Mayor of Tetovo under the Kingdom of Albania
- In office May 1941 – 23 November 1943
- Succeeded by: Shaip Kamberi

Kingdom of Yugoslavia Senator from Vardar Banovina
- In office 12 November 1939 – 6 April 1941
- Succeeded by: Position Dissolved

Kingdom of Yugoslavia Senator from Vardar Banovina
- In office 3 January 1932 – 11 November 1939
- Preceded by: Position Established

Kingdom of Yugoslavia Member of the Parliament from Vardar Banovina
- In office 12 September 1927 – 6 January 1929

Personal details
- Born: 14 March 1879 Sevran, Skrapar, Janina vilayet, Ottoman Empire
- Died: 17 November 1953 (aged 75) Tetovo, FPR Yugoslavia (now North Macedonia)
- Alma mater: Istanbul University Sorbonne University
- Occupation: Medical Doctor Politician

= Xhafer Sylejmani =

Albanian physician and politician

Xhafer Sylejmani (1879–1953) was an Albanian doctor and the mayor of Tetovo under the Italian protectorate of Albania.

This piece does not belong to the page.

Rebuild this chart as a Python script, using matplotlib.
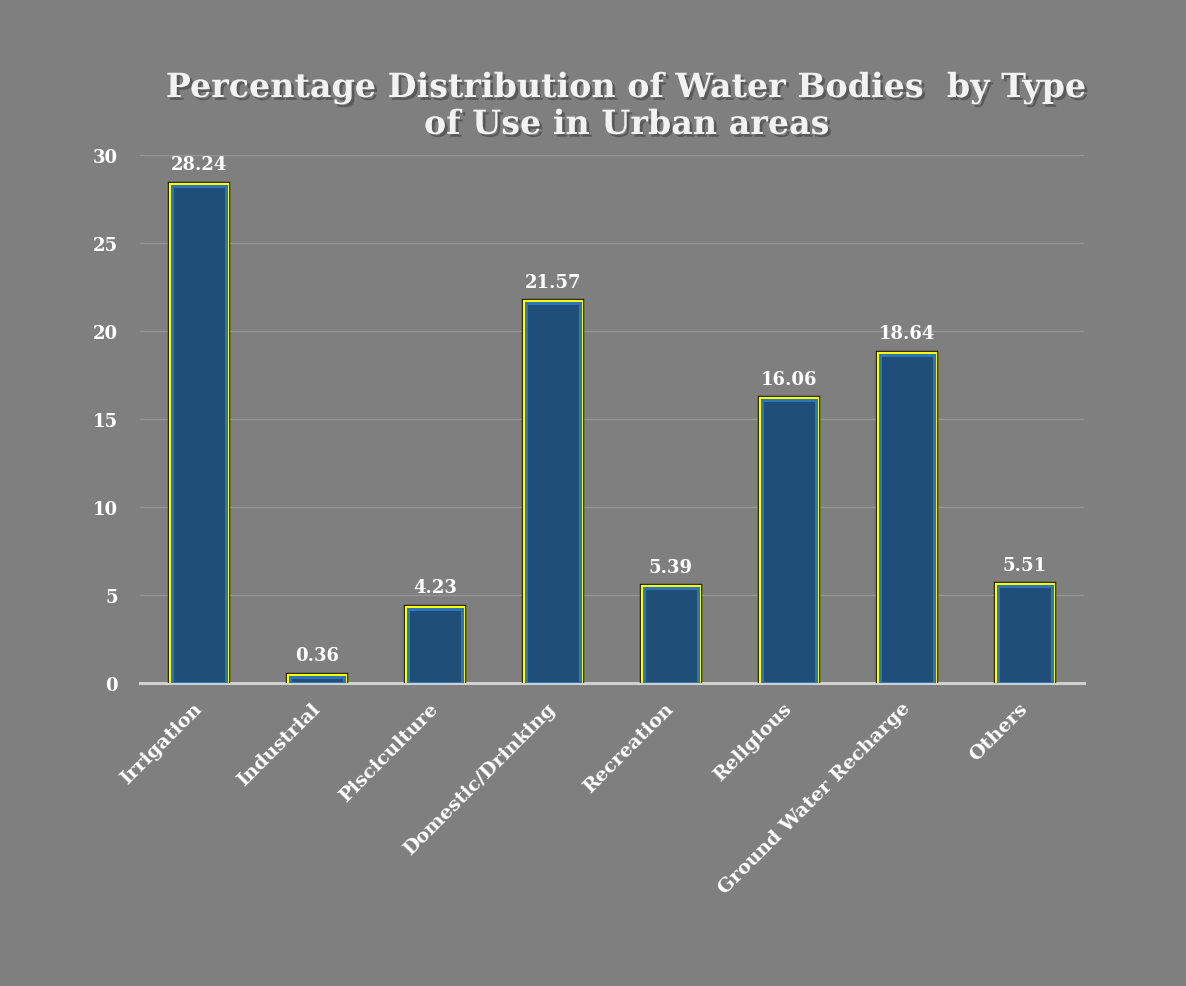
import matplotlib
matplotlib.use("Agg")
import matplotlib.pyplot as plt
import matplotlib.patheffects as pe

categories = ["Irrigation", "Industrial", "Pisciculture", "Domestic/Drinking",
              "Recreation", "Religious", "Ground Water Recharge", "Others"]
values = [28.24, 0.36, 4.23, 21.57, 5.39, 16.06, 18.64, 5.51]
yticks = [0, 5, 10, 15, 20, 25, 30]

BG = "#7F7F7F"
FONT = ["DejaVu Serif"]

fig = plt.figure(figsize=(11.86, 9.87), dpi=100, facecolor=BG)
ax = fig.add_axes([140/1186, 1-684/987, 944/1186, (684-156)/987])
ax.set_facecolor(BG)

x = list(range(len(categories)))
bars = ax.bar(x, values, width=0.46, color="#1F4E79", edgecolor="#2E75B6",
              linewidth=2.2, zorder=3)
for b in bars:
    b.set_path_effects([pe.Stroke(linewidth=6.0, foreground="black"),
                        pe.Stroke(linewidth=4.6, foreground="#FFFF00"),
                        pe.Normal()])

for xi, v in zip(x, values):
    ax.annotate(f"{v:.2f}", (xi, v), xytext=(0, 9), textcoords="offset points",
                ha="center", va="bottom", color="white", fontsize=13,
                fontweight="bold", family=FONT)

ax.set_xlim(-0.5, len(categories) - 0.5)
ax.set_ylim(0, 30)
ax.set_yticks(yticks)
ax.set_yticklabels([str(t) for t in yticks], color="white", fontsize=13,
                   fontweight="bold", family=FONT)
ax.set_xticks(x)
ax.set_xticklabels(categories, rotation=45, ha="right", va="center",
                   rotation_mode="anchor",
                   color="white", fontsize=14, fontweight="bold", family=FONT)
ax.tick_params(axis="both", length=0)
ax.tick_params(axis="y", pad=16)
ax.tick_params(axis="x", pad=16)

ax.grid(axis="y", color="#959595", linewidth=1.0, zorder=0)
for s in ["top", "right", "left"]:
    ax.spines[s].set_visible(False)
ax.spines["bottom"].set_color("#D0D0D0")
ax.spines["bottom"].set_linewidth(2.2)
ax.spines["bottom"].set_zorder(2)

title = ("Percentage Distribution of Water Bodies  by Type\nof Use in Urban areas")
fig.text(627/1186, 1-107/987, title, ha="center", va="center", color="#F2F2F2",
         fontsize=24, fontweight="bold", family=FONT, linespacing=1.15,
         path_effects=[pe.withSimplePatchShadow(offset=(2, -2), shadow_rgbFace="#404040", alpha=0.6)])

fig.savefig("out.png", dpi=100, facecolor=BG)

== Early life and education ==
Sylejmani was born in the Përmet, Albania. After completing high school in Salonika, Sylejmani studied medical science at Istanbul University.

Sylejmani started his 2-year internship in Janina (Present day Ioannina), where he met his future wife, Safija.

== Political career ==
In 1926, Sylejmani's eldest son, Reshat, died at the age of 16.

== Kingdom of Albania ==
In 1941, the Axis forces occupied Yugoslavia and Tetovo came under the influence of the Kingdom of Albania. In May 1941, he was appointed as the mayor of Tetovo. During his tenure, he opened Albanian language schools.

== Later life and death ==
After the end of the Second World War, Sylejmani was sentenced to 6 years in Idrizovo, a political prison.

==Legacy==
Under the Ministry of Culture in North Macedonia, Xhafer Sylemani's former house is heritage listed.